Tuesday, July 10 2012
Sunrise-July10th2012
Good Morning
What a crazy trip this is.
I pray for rain, get some, which is awesome, but this morning I learned that the new WiFi router which I recently setup on the mountain uses just enough extra electricity that one full day of cloud cover drains the batteries. I'd say, "Ya can't win," but it isn't what I truly feel. We can win. It is just that we found a limit this morning. Now I can either go up to our remote WiFi tower and disconnect the extra power draining router, which isn't doing anything anyway, or I can see if Desertgate wants to buy more powerful photovoltaic panel for up there so we can possibly push the Internet to Sapello. I doubt that latter option is what they want. I think they have plans for a new tower over near Sapello.
I'll call Eric in a while and let him know what I'm doing and see what he thinks.

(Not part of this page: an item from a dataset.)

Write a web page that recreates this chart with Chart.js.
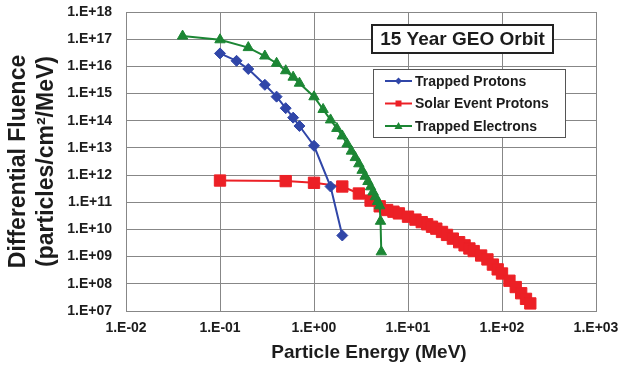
<!DOCTYPE html>
<html>
<head>
<meta charset="utf-8">
<script src="https://cdn.jsdelivr.net/npm/chart.js@4.4.1/dist/chart.umd.min.js"></script>
<style>
  html, body { margin: 0; padding: 0; background: #fff; }
  #wrap { width: 621px; height: 371px; }
</style>
</head>
<body>
<div id="wrap"><canvas id="fluenceChart" width="621" height="371"></canvas></div>
<script>
//======================== data ===================================================
// trapped protons
const protonEnergy = [0.1, 0.15, 0.2, 0.3, 0.4, 0.5, 0.6, 0.7, 1.0, 1.5, 2.0];
const protonFluence = [3.0e16, 1.6e16, 8.0e15, 2.1e15, 7.7e14, 2.9e14, 1.3e14, 6.4e13, 1.2e13, 3.8e11, 6.0e9];
// solar event protons
const solarEnergy = [0.1, 0.5, 1, 2, 3, 4, 5, 6, 7, 8, 10, 12, 14, 16, 18, 20, 23, 26, 30, 35, 40, 45, 50, 60, 70, 80, 90, 100, 120, 140, 160, 180, 200];
const solarFluence = [6.3e11, 6.0e11, 5.2e11, 3.8e11, 2.1e11, 1.15e11, 7.1e10, 5.2e10, 4.5e10, 3.9e10, 2.95e10, 2.3e10, 1.86e10, 1.55e10, 1.26e10, 1.07e10, 8.1e9, 6.3e9, 4.6e9, 3.4e9, 2.6e9, 2.0e9, 1.6e9, 1.1e9, 7.9e8, 5.1e8, 3.4e8, 2.4e8, 1.3e8, 7.6e7, 4.5e7, 2.8e7, 1.9e7];
// trapped electrons
const electronEnergy = [0.04, 0.1, 0.2, 0.3, 0.4, 0.5, 0.6, 0.7, 1.0, 1.25, 1.5, 1.75, 2.0, 2.25, 2.5, 2.75, 3.0, 3.25, 3.5, 3.75, 4.0, 4.25, 4.5, 4.75, 5.0, 5.1, 5.2];
const electronFluence = [1.3e17, 9.5e16, 4.9e16, 2.4e16, 1.3e16, 6.9e15, 4.0e15, 2.4e15, 7.6e14, 2.6e14, 1.07e14, 5.2e13, 2.75e13, 1.4e13, 7.6e12, 4.4e12, 2.6e12, 1.5e12, 9.1e11, 5.8e11, 3.7e11, 2.4e11, 1.6e11, 1.07e11, 7.4e10, 2.0e10, 1.5e9];

// axis ticks
const xTickValues = [1e-2, 1e-1, 1e0, 1e1, 1e2, 1e3];
const xTickLabels = ["1.E-02", "1.E-01", "1.E+00", "1.E+01", "1.E+02", "1.E+03"];
const yTickValues = [1e7, 1e8, 1e9, 1e10, 1e11, 1e12, 1e13, 1e14, 1e15, 1e16, 1e17, 1e18];
const yTickLabels = ["1.E+07", "1.E+08", "1.E+09", "1.E+10", "1.E+11", "1.E+12", "1.E+13", "1.E+14", "1.E+15", "1.E+16", "1.E+17", "1.E+18"];

const seriesNames = ["Trapped Protons", "Solar Event Protons", "Trapped Electrons"];
const chartTitle = "15 Year GEO Orbit";
const xTitle = "Particle Energy (MeV)";
const yTitle = ["Differential Fluence", "(particles/cm\u00B2/MeV)"];

// colours
const blue = "rgb(48, 70, 168)";
const red = "rgb(236, 32, 38)";
const green = "rgb(28, 134, 52)";
const gridColor = "rgb(135, 135, 135)";
const textColor = "#1c1c1c";
const fontFamily = "'Liberation Sans', Arial, Helvetica, sans-serif";

// helper: pair up x/y arrays
function toPoints(xs, ys) {
  return xs.map((x, i) => ({ x: x, y: ys[i] }));
}

//======================== title box, legend box, x title ===============================
const boxesPlugin = {
  id: "boxes",
  afterDraw(chart) {
    const ctx = chart.ctx;
    const area = chart.chartArea;
    ctx.save();

    // x axis title (sits a little right of the plot centre)
    ctx.fillStyle = textColor;
    ctx.font = "bold 19px " + fontFamily;
    ctx.textAlign = "center";
    ctx.textBaseline = "middle";
    ctx.fillText(xTitle, (area.left + area.right) / 2 + 8, area.bottom + 42);

    // title box
    const tx = area.left + 246, ty = area.top + 13, tw = 181, th = 28;
    ctx.fillStyle = "#fff";
    ctx.fillRect(tx, ty, tw, th);
    ctx.strokeStyle = "#222";
    ctx.lineWidth = 2;
    ctx.strokeRect(tx, ty, tw, th);
    ctx.fillStyle = textColor;
    ctx.font = "bold 19px " + fontFamily;
    ctx.fillText(chartTitle, tx + tw / 2, ty + th / 2 + 1);

    // legend box
    const lx = area.left + 247, ly = area.top + 57, lw = 192, lh = 68;
    ctx.fillStyle = "#fff";
    ctx.fillRect(lx, ly, lw, lh);
    ctx.strokeStyle = "#555";
    ctx.lineWidth = 1;
    ctx.strokeRect(lx + 0.5, ly + 0.5, lw, lh);

    ctx.font = "bold 14px " + fontFamily;
    ctx.textAlign = "left";
    chart.data.datasets.forEach((ds, i) => {
      const y = ly + 12 + i * 22.5;
      const x0 = lx + 12;
      ctx.strokeStyle = ds.borderColor;
      ctx.lineWidth = 2;
      ctx.beginPath();
      ctx.moveTo(x0, y);
      ctx.lineTo(x0 + 27, y);
      ctx.stroke();
      ctx.fillStyle = ds.borderColor;
      const cx = x0 + 13.5;
      ctx.beginPath();
      if (ds.pointStyle === "rectRot") {
        ctx.moveTo(cx, y - 3.5); ctx.lineTo(cx + 3.5, y); ctx.lineTo(cx, y + 3.5); ctx.lineTo(cx - 3.5, y);
      } else if (ds.pointStyle === "rect") {
        ctx.rect(cx - 3, y - 3, 6, 6);
      } else {
        ctx.moveTo(cx, y - 4); ctx.lineTo(cx + 4, y + 3); ctx.lineTo(cx - 4, y + 3);
      }
      ctx.closePath();
      ctx.fill();
      ctx.fillStyle = textColor;
      ctx.fillText(ds.label, x0 + 30, y + 1);
    });
    ctx.restore();
  },
};

//======================== chart config ===============================
const data = {
  datasets: [
    {
      label: seriesNames[0],
      data: toPoints(protonEnergy, protonFluence),
      borderColor: blue,
      backgroundColor: blue,
      pointStyle: "rectRot",
      pointRadius: 5.5,
      order: 0,
    },
    {
      label: seriesNames[1],
      data: toPoints(solarEnergy, solarFluence),
      borderColor: red,
      backgroundColor: red,
      pointStyle: "rect",
      pointRadius: 8,
      order: 2,
    },
    {
      label: seriesNames[2],
      data: toPoints(electronEnergy, electronFluence),
      borderColor: green,
      backgroundColor: green,
      pointStyle: "triangle",
      pointRadius: 6,
      order: 1,
    },
  ],
};

const config = {
  type: "line",
  data: data,
  options: {
    responsive: false,
    animation: false,
    devicePixelRatio: 1,
    layout: { padding: { left: 0, right: 25, top: 12, bottom: 0 } },
    elements: {
      line: { borderWidth: 2, tension: 0, fill: false },
      point: { borderWidth: 1, hoverRadius: 6 },
    },
    plugins: {
      legend: { display: false },
      tooltip: { enabled: false },
    },
    scales: {
      x: {
        type: "logarithmic",
        min: 1e-2,
        max: 1e3,
        afterBuildTicks: (scale) => { scale.ticks = xTickValues.map((v) => ({ value: v })); },
        afterFit: (scale) => {
          scale.height = 60;
          scale.paddingLeft = 0; // let layout padding decide the plot edges
          scale.paddingRight = 0;
        },
        ticks: {
          autoSkip: false,
          maxRotation: 0,
          padding: 9,
          color: textColor,
          font: { size: 14, weight: "bold" },
          callback: (value, index) => xTickLabels[index],
        },
        grid: { color: gridColor, lineWidth: 1, drawTicks: false },
        border: { color: gridColor },
        title: { display: false },
      },
      y: {
        type: "logarithmic",
        min: 1e7,
        max: 1e18,
        afterBuildTicks: (scale) => { scale.ticks = yTickValues.map((v) => ({ value: v })); },
        afterFit: (scale) => {
          scale.width = 126;
          scale.paddingTop = 0;
          scale.paddingBottom = 0;
        },
        ticks: {
          autoSkip: false,
          padding: 14,
          color: textColor,
          font: { size: 14, weight: "bold" },
          callback: (value, index) => yTickLabels[index],
        },
        grid: { color: gridColor, lineWidth: 1, drawTicks: false },
        border: { color: gridColor },
        title: {
          display: true,
          text: yTitle,
          color: textColor,
          font: { size: 23, weight: "bold", lineHeight: 1.2 },
          padding: { top: 5, bottom: 0 },
        },
      },
    },
  },
  plugins: [boxesPlugin],
};

Chart.defaults.font.family = fontFamily;
let fluenceChart = new Chart(document.getElementById("fluenceChart"), config);
</script>
</body>
</html>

I'd love to add a couple photovoltaic panels to our wind power system, but like many folk we have cash flow issues. That's okay, we can live without solar panels for now. I've been contemplating putting the big blades back on the wind turbine. Another little limit I think I see is the tail weight on the turbine is insufficient to keep the turbine facing into the wind, and we may be losing energy because of this. I'm no engineer, this is only a guess, on the other hand I've been known to guess correctly often enough to get a bit of credence.
Anyway, I have limited monitoring abilities for the Wifi tower. If we wanted to blow a disproportional quantity of money to what the tower is worth, we can get Web based monitor that would show battery voltage, of course the voltage would need to be high enough to run the monitoring system. My little test is meek and mild, but it was beautiful and effective. I had the LAN based software up on my Netbook screen I use for work, as the sun came over the Crestone and I shot the first picture this morning I saw my remote WiFi Tower register for just a second. What it meant is that the sun was striking the photovoltaic panels on the mountain and it was bringing the remote equipment back online literally.
The bottom line: The moment the sun crested the ridge, the Internet came back online. Of course the sun was striking the PVs on the mountain a while before we saw it down here on the other side

pre-dawn-July10th2012
We did have enough methanol to make biodiesel yesterday, so after busting a few more rocks out of the foundation pit and a little cat nap I loaded up the WVO collection gear went to town.

2012-07-10-Brian-Morning-Sun This time of the year the Sun comes in the northern windows and nearly as soon as it begins charging those batteries on the mountain it hits me, as seen above. Morning light is a gentle orangie pink.
As I said I went to town, it began to rain again just about as soon as we were in the Jeep. Buddy wasn't quite certain what the black dealies flopping back and forth outside the window were all about, and he watched them closely for a while.
I donned rain gear to pump WVO, buddy didn't like that outfit too well either and requested permission to re-enter the vehicle. The oil titrated beautifully at around 2. That is so great. It means that the chemicals do not need to be so strong to transesterify the triglycerides, the process of making biodiesel.
I spent a good amount of time in the hardware store in the plumbing section. The staff at BTU are helpful and many. I actually turned away all requests for help, saying I wanted to figure this out for myself, thanks though. we'll see if I did the figuring properly.
(sewer-pipe-layout) alrighty then, I'll throw down a quick description and let you go.
(sewer-pipe-layout) Above at the bottom of the pic is the $35 double tee with two pipe size reducers that go from the four inch pipe to 2 inch. On the left is the bath-tub drain, the right side goes to the kitchen sink. About halfway up toward the trailer is the tee to the new lavatory, toilet, sink and a vent pipe. The pipe continues back to the toilet in the trailer in 3 inch as it was.